Le chancelier allemand Adolf Hitler inaugure le chantier d’une autoroute en 1933
Le chancelier allemand Adolf Hitler inaugure le chantier d’une autoroute en 1933. Wikimedia, CC BY-SA

D’autre part, la ruée artificielle vers l’or, jouant sur l’effervescence et le goût des gens pour le jeu, repose sur l’effet de levier d’une petite dépense publique générant une dépense privée beaucoup plus importante ; aussi une telle intervention peut être aussi minimale que possible. Ajoutons qu’en temps de guerre, l’effet multiplicateur est généralement très faible en raison de la sous-consommation privée (réduction de la propension à consommer). Aussi pour obtenir un effet comparable à celui d’une ruée vers l’or, les dépenses publiques doivent être bien plus élevées.

Place aux enthousiastes !

Certes, Keynes n’envisage pas de mettre en place des ruées vers l’or à proprement parler (charriant de graves problèmes sociaux). Keynes met plutôt en avant les principes généraux d’une intervention publique efficace en cas de crise. La question qu’on est naturellement amené à se poser est la suivante : mais alors quelle forme tangible devrait prendre une ruée artificielle vers l’or ?

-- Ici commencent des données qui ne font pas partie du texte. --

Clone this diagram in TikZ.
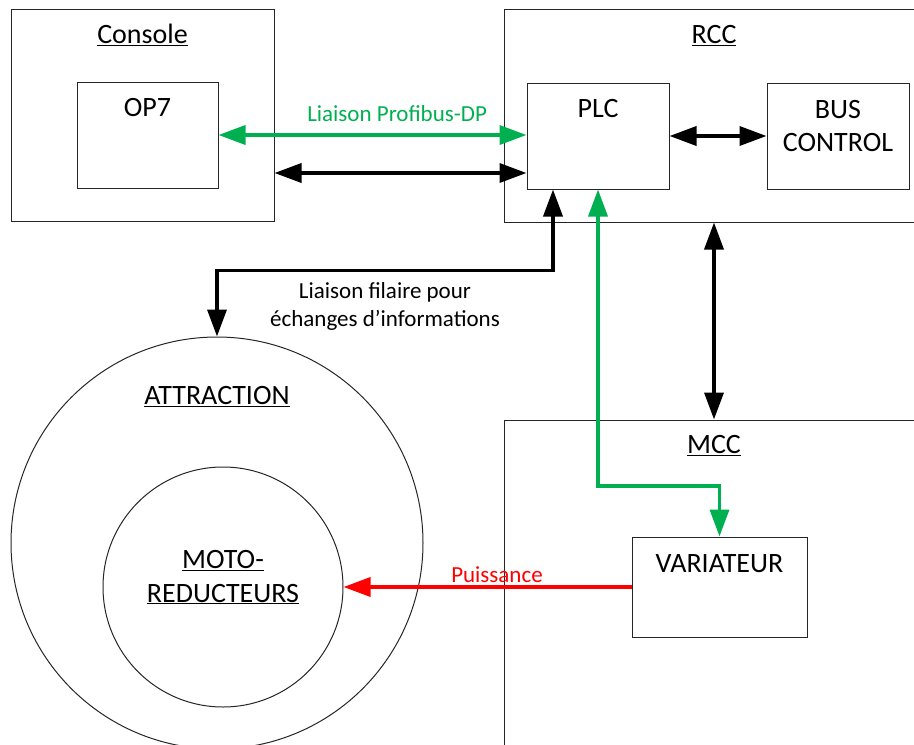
\documentclass[tikz,border=0pt]{standalone}
\usepackage{fontspec}
\setmainfont{Carlito}
\usepackage{xcolor}
\usetikzlibrary{arrows.meta, positioning}
\definecolor{profigreen}{HTML}{00B050}
\definecolor{powred}{HTML}{FF0000}

\begin{document}
\begin{tikzpicture}[x=1pt, y=-1pt,
		>={Triangle[length=27pt, width=19pt]},
		blk/.style={draw=black!85, line width=1pt, inner sep=0pt},
		ttl/.style={font=\fontsize{28}{33.5}\selectfont, anchor=base, align=center, inner sep=0pt},
		lbl/.style={font=\fontsize{23}{28}\selectfont, anchor=base, align=center, inner sep=0pt},
		link/.style={line width=3.6pt, <->},
		glink/.style={link, draw=profigreen},
		pow/.style={line width=3.6pt, ->, draw=powred}]
			\useasboundingbox (0,0) rectangle (914,745);
			\clip (0,0) rectangle (914,745);
			
			%% Console
			\node[blk, minimum width=263pt, minimum height=212pt] (console) at (142.5,115) {};
			\node[ttl] (consoletxt) at ([yshift=-35pt]console.north) {\underline{Console}};
			\node[blk, minimum width=141pt, minimum height=106pt] (op7) at (147.5,135) {};
			\node[ttl] (op7txt) at ([yshift=-35pt]op7.north) {OP7};
			
			%% RCC
			\node[blk, minimum width=420pt, minimum height=213pt] (rcc) at (714,115.5) {};
			\node[ttl] (rcctxt) at ([yshift=-35pt]rcc.north) {\underline{RCC}};
			\node[blk, minimum width=142pt, minimum height=106pt] (plc) at (598,136) {};
			\node[ttl] (plctxt) at ([yshift=-35pt]plc.north) {PLC};
			\node[blk, minimum width=142pt, minimum height=106pt] (bus) at (838,136) {};
			\node[ttl] (bustxt) at ([yshift=-69pt]bus.north) {BUS\\CONTROL};
			
			%% MCC
			\node[blk, minimum width=420pt, minimum height=360pt] (mcc) at (714,600) {};
			\node[ttl] (mcctxt) at ([yshift=-34pt]mcc.north) {\underline{MCC}};
			\node[blk, minimum width=175pt, minimum height=100pt] (var) at (719.5,587) {};
			\node[ttl] (vartxt) at ([yshift=-36pt]var.north) {VARIATEUR};
			
			%% Attraction
			\node[blk, circle, minimum size=412pt] (attr) at (217,543) {};
			\node[ttl] (attrtxt) at ([yshift=-68pt]attr.north) {\underline{ATTRACTION}};
			\node[blk, circle, minimum size=240pt] (moto) at (223,587) {};
			\node[ttl] (mototxt) at ([yshift=-15pt]moto.center) {\underline{MOTO-}\\\underline{REDUCTEURS}};
			
			%% Liaisons
			\coordinate (cbl) at ([yshift=-37pt]plc.west);
			\coordinate (gb) at (0,486);
			\draw[glink] (op7.east) -- (op7.east -| plc.west)
				node [lbl, pos=0.58, yshift=14pt, text=profigreen] (profitxt) {Liaison Profibus-DP};
			\draw[link] (cbl -| console.east) -- (cbl);
			\draw[link] (plc.east) -- (bus.west);
			\draw[link] (rcc.south) -- (mcc.north);
			\draw[link] ([xshift=-45pt]plc.south) -- ++(0,81) -| (attr.north)
				node [lbl, pos=0.25, yshift=-56pt] (filtxt) {Liaison filaire pour\\échanges d’informations};
			\draw[glink] (plc.south) -- (plc.south |- gb) -| (var.north);
			\draw[pow] (var.west) -- (moto.east)
				node [lbl, pos=0.467, yshift=5pt, text=powred] (powtxt) {Puissance};
		\end{tikzpicture}
\end{document}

Question cruciale pour les gouvernants, mais pas pour ceux qui, comme Keynes, voulaient énoncer des principes économiques généraux. Néanmoins, lorsqu’il se risque à donner quelques détails, Keynes insiste sur le fait que la politique d’expansion devrait être aussi décentralisée que possible, émanant principalement des autorités locales ainsi que des agents privés eux-mêmes, notamment sous la forme « d’une masse de projets divers, pas individuellement de première grandeur » mais incluant les « projets multiples et variés des enthousiastes ». Ces projets échapperaient d’ailleurs au contrôle direct de l’État, dans la mesure où ce dernier devrait les financer même s’il est dans l’incapacité de les évaluer.

En définitive, prendre Keynes au mot, c’est tracer une voie pour sortir de l’issue tragique de la guerre. À cette fin, des ruées artificielles vers l’or devraient prendre la forme d’une multitude et de la plus grande variété de projets enthousiasmants ; parce que la guerre détruit les villes là où une ruée vers l’or les aide à naître.